12. Thin Lizzy (Ireland)
Thin Lizzy's only song to crack the mainstream Billboard Top 40 was the rockin' 1976 tune, "The Boys Are Back in Town." It's hard to imagine that this Irish hard rock band, so popular abroad, was technically a one-hit wonder in the United States. At least their one hit was a really good one!
Founding member and leader of the group Phil Lynott was particularly noteworthy in that he was the first black Irishman to achieve commercial success in the rock music industry. Lynott was a songwriter and Thin Lizzy's lead vocalist. Even after his drug-related death in 1986, a version of the band still performs today. They record new material under the name Black Star Riders.
13. The Script (Ireland)
Two best friends since age 12—guitarist Mark Sheehan and vocalist Danny O'Donoghue—joined forces to form Irish rock band, The Script. Early in their careers, these Irishmen were part of a boy band called Mytown that split in 2001. Their production and songwriting work took them to North America where they supported artists like Britney Spears, TLC, and Boyz II Men. While there, the two Irishmen combined forces with fellow countryman and drummer Glen Power, thus forming The Script.
As a newly established rock band, The Script opened for Paul McCartney and U2. The Script's 2008 hit, "The Man Who Can't Be Moved" brought them international acclaim.
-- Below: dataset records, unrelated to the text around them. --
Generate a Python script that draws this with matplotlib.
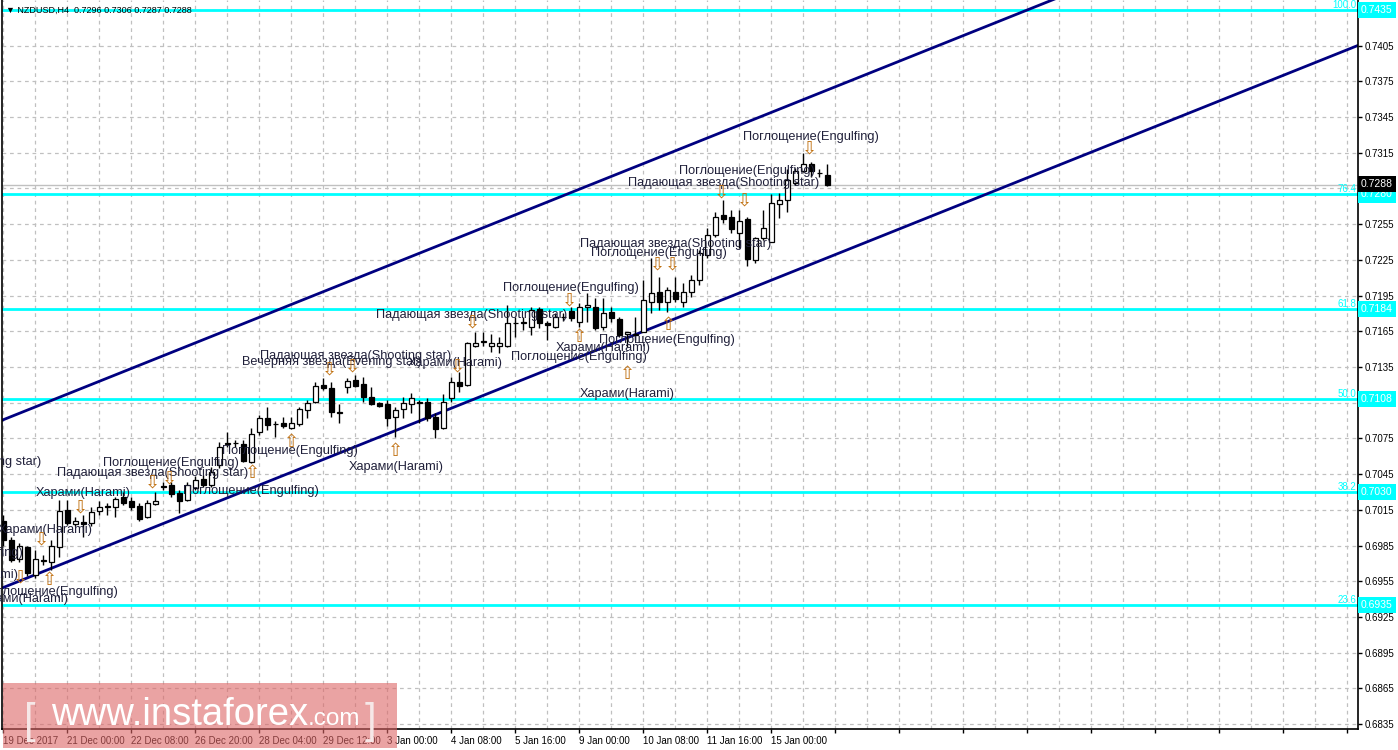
import matplotlib
matplotlib.use('Agg')
import matplotlib.pyplot as plt
import matplotlib.transforms as mtransforms
from matplotlib.patches import Rectangle
import numpy as np

# NZDUSD H4 candles (oldest first)
opens = [0.7006, 0.6990, 0.6974, 0.6984, 0.6960, 0.6972, 0.6971, 0.6984, 0.7015, 0.7003,
         0.7005, 0.7004, 0.7014, 0.7017, 0.7017, 0.7026, 0.7022, 0.7018, 0.7009, 0.7020,
         0.7034, 0.7036, 0.7029, 0.7023, 0.7033, 0.7041, 0.7036, 0.7053, 0.7070, 0.7071,
         0.7070, 0.7055, 0.7080, 0.7092, 0.7087, 0.7088, 0.7084, 0.7087, 0.7099, 0.7106,
         0.7120, 0.7117, 0.7096, 0.7118, 0.7124, 0.7121, 0.7110, 0.7105, 0.7104, 0.7093,
         0.7100, 0.7104, 0.7106, 0.7106, 0.7093, 0.7084, 0.7109, 0.7122, 0.7120, 0.7153,
         0.7156, 0.7153, 0.7153, 0.7153, 0.7172, 0.7172, 0.7169, 0.7184, 0.7172, 0.7169,
         0.7177, 0.7182, 0.7173, 0.7185, 0.7185, 0.7169, 0.7181, 0.7175, 0.7163, 0.7162,
         0.7164, 0.7190, 0.7198, 0.7190, 0.7198, 0.7190, 0.7198, 0.7208, 0.7229, 0.7246,
         0.7263, 0.7261, 0.7248, 0.7259, 0.7225, 0.7243, 0.7240, 0.7272, 0.7275, 0.7290,
         0.7300, 0.7306, 0.7298, 0.7296]
highs = [0.7011, 0.6992, 0.6987, 0.6985, 0.6981, 0.6977, 0.6990, 0.7023, 0.7023, 0.7009,
         0.7011, 0.7017, 0.7022, 0.7021, 0.7026, 0.7030, 0.7026, 0.7021, 0.7023, 0.7030,
         0.7038, 0.7038, 0.7032, 0.7038, 0.7043, 0.7044, 0.7051, 0.7072, 0.7080, 0.7074,
         0.7074, 0.7084, 0.7095, 0.7101, 0.7090, 0.7093, 0.7093, 0.7101, 0.7107, 0.7122,
         0.7126, 0.7122, 0.7104, 0.7126, 0.7128, 0.7127, 0.7118, 0.7106, 0.7107, 0.7101,
         0.7110, 0.7113, 0.7107, 0.7109, 0.7096, 0.7112, 0.7127, 0.7131, 0.7156, 0.7164,
         0.7164, 0.7163, 0.7160, 0.7187, 0.7177, 0.7177, 0.7185, 0.7185, 0.7174, 0.7180,
         0.7180, 0.7185, 0.7189, 0.7197, 0.7193, 0.7193, 0.7185, 0.7177, 0.7164, 0.7177,
         0.7208, 0.7227, 0.7211, 0.7202, 0.7211, 0.7206, 0.7212, 0.7233, 0.7252, 0.7265,
         0.7275, 0.7267, 0.7267, 0.7261, 0.7244, 0.7267, 0.7280, 0.7281, 0.7301, 0.7302,
         0.7315, 0.7307, 0.7301, 0.7306]
lows = [0.6985, 0.6971, 0.6971, 0.6959, 0.6958, 0.6969, 0.6964, 0.6975, 0.7002, 0.7001,
        0.6992, 0.7001, 0.7011, 0.7011, 0.7009, 0.7019, 0.7015, 0.7006, 0.7008, 0.7019,
        0.7032, 0.7026, 0.7012, 0.7022, 0.7032, 0.7034, 0.7034, 0.7050, 0.7068, 0.7068,
        0.7055, 0.7054, 0.7078, 0.7082, 0.7076, 0.7084, 0.7083, 0.7085, 0.7092, 0.7105,
        0.7116, 0.7093, 0.7088, 0.7113, 0.7118, 0.7106, 0.7103, 0.7101, 0.7085, 0.7076,
        0.7092, 0.7096, 0.7088, 0.7090, 0.7075, 0.7083, 0.7106, 0.7114, 0.7119, 0.7152,
        0.7153, 0.7148, 0.7147, 0.7152, 0.7160, 0.7166, 0.7162, 0.7168, 0.7158, 0.7168,
        0.7174, 0.7174, 0.7169, 0.7173, 0.7166, 0.7166, 0.7173, 0.7160, 0.7152, 0.7158,
        0.7164, 0.7180, 0.7183, 0.7181, 0.7190, 0.7185, 0.7194, 0.7204, 0.7227, 0.7244,
        0.7256, 0.7248, 0.7235, 0.7220, 0.7222, 0.7242, 0.7240, 0.7260, 0.7265, 0.7288,
        0.7299, 0.7295, 0.7295, 0.7287]
closes = [0.6990, 0.6973, 0.6985, 0.6962, 0.6974, 0.6973, 0.6985, 0.7014, 0.7004, 0.7006,
          0.7003, 0.7013, 0.7017, 0.7018, 0.7024, 0.7021, 0.7017, 0.7007, 0.7021, 0.7022,
          0.7035, 0.7028, 0.7022, 0.7036, 0.7040, 0.7036, 0.7047, 0.7068, 0.7071, 0.7071,
          0.7056, 0.7079, 0.7092, 0.7086, 0.7087, 0.7085, 0.7088, 0.7100, 0.7105, 0.7119,
          0.7117, 0.7097, 0.7097, 0.7123, 0.7119, 0.7110, 0.7104, 0.7102, 0.7092, 0.7099,
          0.7105, 0.7109, 0.7105, 0.7092, 0.7083, 0.7106, 0.7122, 0.7119, 0.7155, 0.7155,
          0.7157, 0.7155, 0.7155, 0.7172, 0.7172, 0.7173, 0.7183, 0.7172, 0.7170, 0.7177,
          0.7177, 0.7176, 0.7185, 0.7187, 0.7168, 0.7180, 0.7176, 0.7162, 0.7164, 0.7163,
          0.7191, 0.7197, 0.7190, 0.7200, 0.7192, 0.7198, 0.7208, 0.7231, 0.7246, 0.7261,
          0.7259, 0.7251, 0.7258, 0.7226, 0.7243, 0.7252, 0.7273, 0.7275, 0.7292, 0.7300,
          0.7306, 0.7300, 0.7298, 0.7288]

tick_bars = [0, 8, 16, 24, 32, 40, 48, 56, 64, 72, 80, 88, 96]
tick_labels = ['19 Dec 2017', '21 Dec 00:00', '22 Dec 08:00', '26 Dec 20:00', '28 Dec 04:00',
               '29 Dec 12:00', '3 Jan 00:00', '4 Jan 08:00', '5 Jan 16:00', '9 Jan 00:00',
               '10 Jan 08:00', '11 Jan 16:00', '15 Jan 00:00']

fib_levels = [0.7435, 0.7280, 0.7184, 0.7108, 0.7030, 0.6935]
fib_names = ['100.0', '76.4', '61.8', '50.0', '38.2', '23.6']
last_price = 0.7288

# trend channel (bar, price) end points
channel_bars = [-1, 170]
channel_lower = [0.6947, 0.7407]
channel_upper = [0.7088, 0.7548]

SS = 'Падающая звезда(Shooting star)'
EN = 'Поглощение(Engulfing)'
HA = 'Харами(Harami)'
ES = 'Вечерняя звезда(Evening star)'
pattern_names = [SS, EN, SS, HA, EN, HA, EN, HA, EN, HA, EN, SS, ES, HA, SS, HA,
                 EN, SS, EN, EN, HA, EN, HA, EN, EN, SS]
pattern_bars = [-7.2, 21.0, 18.7, 10.0, 31.0, 5.3, -6.0, -4.0, 5.8, 2.2, 35.8, 44.0, 41.1, 56.5, 58.5, 49.1,
                71.0, 84.0, 82.0, 83.0, 75.0, 72.0, 78.0, 101.0, 93.0, 90.0]
pattern_prices = [0.7055, 0.7054, 0.7046, 0.7029, 0.7031, 0.6998, 0.6979, 0.6960, 0.6946, 0.6940,
                  0.7064, 0.7144, 0.7139, 0.7138, 0.7179, 0.7051, 0.7201, 0.7238, 0.7231, 0.7158,
                  0.7151, 0.7143, 0.7112, 0.7328, 0.7300, 0.7290]

down_bars = [18.7, 20.8, 9.7, 4.8, 2.1, 40.8, 43.7, 56.8, 58.7, 70.8, 81.8, 83.7, 89.8, 92.7, 100.8]
down_prices = [0.7038, 0.7041, 0.7017, 0.6990, 0.6958, 0.7133, 0.7135, 0.7135, 0.7172, 0.7191,
               0.7221, 0.7221, 0.7282, 0.7275, 0.7319]
up_bars = [31.1, 5.8, 36.0, 49.0, 72.0, 83.1, 78.0]
up_prices = [0.7046, 0.6956, 0.7072, 0.7064, 0.7160, 0.7170, 0.7129]

W, H = 1398, 750
fig = plt.figure(figsize=(W / 100, H / 100), dpi=100)
fig.patch.set_facecolor('white')
ax = fig.add_axes([2 / W, 21 / H, 1356 / W, 729 / H])
ax.set_facecolor('white')
ax.set_xlim(-0.16, 169.34)
ax.set_ylim(0.68308, 0.74434)

fonts = ['Liberation Sans', 'DejaVu Sans']

# grid and ticks
major_x = list(range(0, 169, 8))
ax.set_xticks(major_x)
ax.set_xticklabels([tick_labels[tick_bars.index(b)] if b in tick_bars else '' for b in major_x],
                   ha='left', fontsize=7, family=fonts)
ax.set_xticks(list(range(4, 169, 8)), minor=True)
yt = [round(0.6835 + 0.003 * k, 4) for k in range(21)]
ax.set_yticks(yt)
# labels hidden behind the price boxes in MT4 are left out
ax.set_yticklabels(['' if v in (0.7435, 0.7285) else '%.4f' % v for v in yt],
                   fontsize=7, family=fonts)
ax.yaxis.tick_right()
ax.tick_params(axis='both', which='major', length=3, width=1, color='black', pad=2)
ax.tick_params(axis='x', which='minor', length=0)
ax.grid(True, which='both', axis='x', color='#c0c0c0', linestyle=(0, (3, 3)), linewidth=0.9)
ax.grid(True, which='major', axis='y', color='#c0c0c0', linestyle=(0, (3, 3)), linewidth=0.9)
ax.set_axisbelow(True)
for s in ['left', 'bottom', 'right']:
    ax.spines[s].set_color('black')
    ax.spines[s].set_linewidth(1.2)
ax.spines['top'].set_visible(False)

# bid line and fibo levels
ax.axhline(last_price, color='#c0c0c0', lw=1, zorder=1.5)
for lv in fib_levels:
    ax.axhline(lv, color='#00ffff', lw=2, zorder=1.6)

# channel
ax.plot(channel_bars, channel_lower, color='#000080', lw=2, zorder=1.7)
ax.plot(channel_bars, channel_upper, color='#000080', lw=2, zorder=1.7)

# candles
o = np.array(opens); h = np.array(highs); l = np.array(lows); c = np.array(closes)
xs = np.arange(len(o))
ax.vlines(xs, l, h, color='black', lw=1, zorder=3)
bull = c >= o
body_bot = np.minimum(o, c)
body_h = np.maximum(np.abs(c - o), 0.00002)
ax.bar(xs[bull], body_h[bull], bottom=body_bot[bull], width=0.62, color='white',
       edgecolor='black', linewidth=0.9, zorder=4)
ax.bar(xs[~bull], body_h[~bull], bottom=body_bot[~bull], width=0.62, color='black',
       edgecolor='black', linewidth=0.9, zorder=4)

# pattern labels and arrows
for name, b, p in zip(pattern_names, pattern_bars, pattern_prices):
    ax.text(b, p, name, ha='center', va='center', fontsize=9.2, color='#20203a',
            family=fonts, zorder=5)
for b, p in zip(down_bars, down_prices):
    ax.text(b, p, '\u21e9', ha='center', va='center', fontsize=13, color='#c07010',
            family=['DejaVu Sans'], zorder=5)
for b, p in zip(up_bars, up_prices):
    ax.text(b, p, '\u21e7', ha='center', va='center', fontsize=13, color='#c07010',
            family=['DejaVu Sans'], zorder=5)

# right side labels
trans = mtransforms.blended_transform_factory(ax.transAxes, ax.transData)
for lv, nm in zip(fib_levels, fib_names):
    ax.text(1 - 2 / 1356, lv, nm, transform=trans, ha='right', va='bottom', fontsize=7,
            color='#00ffff', family=fonts, zorder=6)
    ax.text(1 + 3 / 1356, lv, '%.4f' % lv, transform=trans, ha='left', va='center',
            fontsize=7.5, color='white', family=fonts, clip_on=False, zorder=7,
            bbox=dict(boxstyle='square,pad=0.3', fc='#00ffff', ec='none'))
ax.text(1 + 3 / 1356, last_price + 0.00008, '%.4f' % last_price, transform=trans, ha='left',
        va='center', fontsize=7.5, color='white', family=fonts, clip_on=False, zorder=7,
        bbox=dict(boxstyle='square,pad=0.3', fc='black', ec='none'))

# header
fig.text(6 / W, 1 - 10 / H, '\u25bc NZDUSD,H4  0.7296 0.7306 0.7287 0.7288', fontsize=6.5,
         color='black', va='center', ha='left', family=fonts)

# watermark
fig.patches.append(Rectangle((3 / W, 2 / H), 394 / W, 65 / H, transform=fig.transFigure,
                             fc='#dd6666', ec='none', alpha=0.6, zorder=10))
fig.text(24 / W, 1 - 733 / H, '[', fontsize=30, color='#f6e8e8', va='baseline', ha='left',
         family=fonts, zorder=11)
fig.text(51 / W, 1 - 725 / H, 'www.instaforex', fontsize=27.5, color='white', va='baseline',
         ha='left', family=fonts, zorder=11)
fig.text(308 / W, 1 - 725 / H, '.com', fontsize=17.5, color='white', va='baseline', ha='left',
         family=fonts, zorder=11)
fig.text(365 / W, 1 - 733 / H, ']', fontsize=30, color='#f6e8e8', va='baseline', ha='left',
         family=fonts, zorder=11)

fig.savefig('out.png', dpi=100)
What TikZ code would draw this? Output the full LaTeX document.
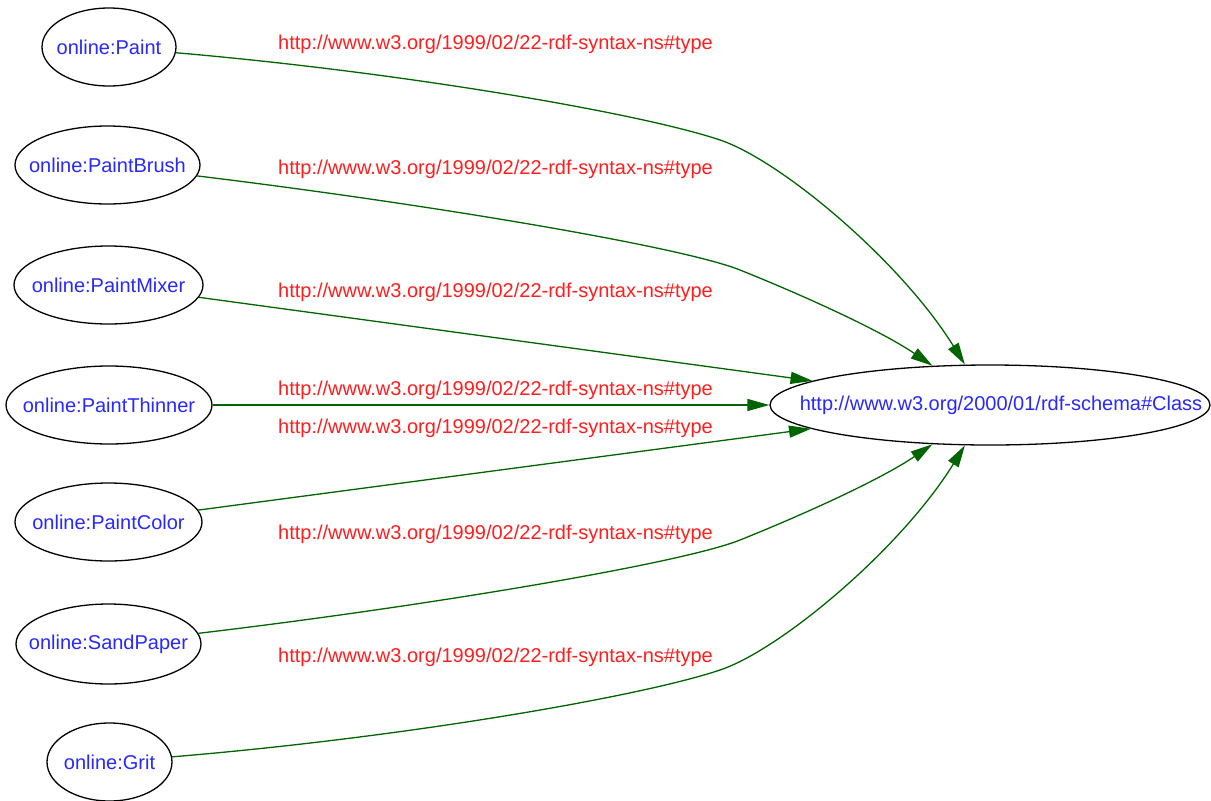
\documentclass[tikz,border=0pt]{standalone}
\usepackage{fontspec}
\setmainfont{Liberation Sans}
\usetikzlibrary{shapes.geometric,arrows.meta}
\definecolor{nodeblue}{RGB}{40,40,255}
\definecolor{labelred}{RGB}{255,30,30}
\definecolor{edgegreen}{RGB}{0,100,0}
\begin{document}
\begin{tikzpicture}[x=1pt,y=-1pt,
  res/.style={ellipse, draw=black, line width=1.3pt, inner sep=0pt, text=nodeblue,
    font=\fontsize{20}{24}\selectfont, minimum height=78pt},
  lbl/.style={text=labelred, font=\fontsize{20}{24}\selectfont, anchor=base, inner sep=0pt},
  rel/.style={draw=edgegreen, line width=1.3pt, -{Triangle[length=22pt,width=12pt]}}]
\fill[white] (0,0) rectangle (1211,801);
\useasboundingbox (0,0) rectangle (1211,801);

\node[res, minimum width=134pt] (paint) at (109,47) {\makebox[0pt]{online:Paint}};
\node[res, minimum width=185pt] (brush) at (107.5,165) {\makebox[0pt]{online:PaintBrush}};
\node[res, minimum width=189pt] (mixer) at (108.5,285) {\makebox[0pt]{online:PaintMixer}};
\node[res, minimum width=206pt] (thinner) at (109,405) {\makebox[0pt]{online:PaintThinner}};
\node[res, minimum width=187pt] (color) at (108.5,522) {\makebox[0pt]{online:PaintColor}};
\node[res, minimum width=185pt, minimum height=80pt] (sand) at (108.5,644) {\makebox[0pt]{online:SandPaper}};
\node[res, minimum width=125pt] (grit) at (109.5,762) {\makebox[0pt]{online:Grit}};
\node[res, minimum width=440pt, minimum height=80pt] (cls) at (990,405) {\makebox[0pt]{\hspace{22pt}http://www.w3.org/2000/01/rdf-schema\#Class}};

\node[lbl] (l1) at (495.5,49) {http://www.w3.org/1999/02/22-rdf-syntax-ns\#type};
\node[lbl] (l2) at (495.5,174) {http://www.w3.org/1999/02/22-rdf-syntax-ns\#type};
\node[lbl] (l3) at (495.5,297) {http://www.w3.org/1999/02/22-rdf-syntax-ns\#type};
\node[lbl] (l4) at (495.5,395) {http://www.w3.org/1999/02/22-rdf-syntax-ns\#type};
\node[lbl] (l5) at (495.5,433) {http://www.w3.org/1999/02/22-rdf-syntax-ns\#type};
\node[lbl] (l6) at (495.5,539) {http://www.w3.org/1999/02/22-rdf-syntax-ns\#type};
\node[lbl] (l7) at (495.5,662) {http://www.w3.org/1999/02/22-rdf-syntax-ns\#type};

\draw[rel] (paint) .. controls (400,72) and (640,113) .. (720,140) .. controls (780,160) and (900,260) .. (cls);
\draw[rel] (brush) .. controls (420,203) and (680,246) .. (740,270) .. controls (800,294) and (880,330) .. (cls);
\draw[rel] (mixer) -- (cls);
\draw[rel] (thinner) -- (cls);
\draw[rel] (color) -- (cls);
\draw[rel] (sand) .. controls (420,607) and (680,564) .. (740,540) .. controls (800,516) and (880,480) .. (cls);
\draw[rel] (grit) .. controls (400,738) and (640,697) .. (720,670) .. controls (780,650) and (900,550) .. (cls);
\end{tikzpicture}
\end{document}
In the United States, the song was an adult alternative hit and was often featured in the CBS television show, The Ghost Whisperer.
The band's Top 40 hits on the American Billboard Hot 100 chart include the following:
- "Breakeven" (2008)
- "For the First Time" (2010)
- "Nothing" (2010) and
- "Hall of Fame" (2012).
14. Sinéad O'Connor (Ireland)
Famous for being bald-headed and oddly behaved, Sinéad O'Connor reimagined a little known song by Prince called "Nothing Compares 2 U" (1990). The pop hit became a chart-topping sensation across the globe. If you've ever felt emotionally stripped bare then had the remains of your raw heart stomped upon by a lover, then this pop ballad aptly describes your vulnerability.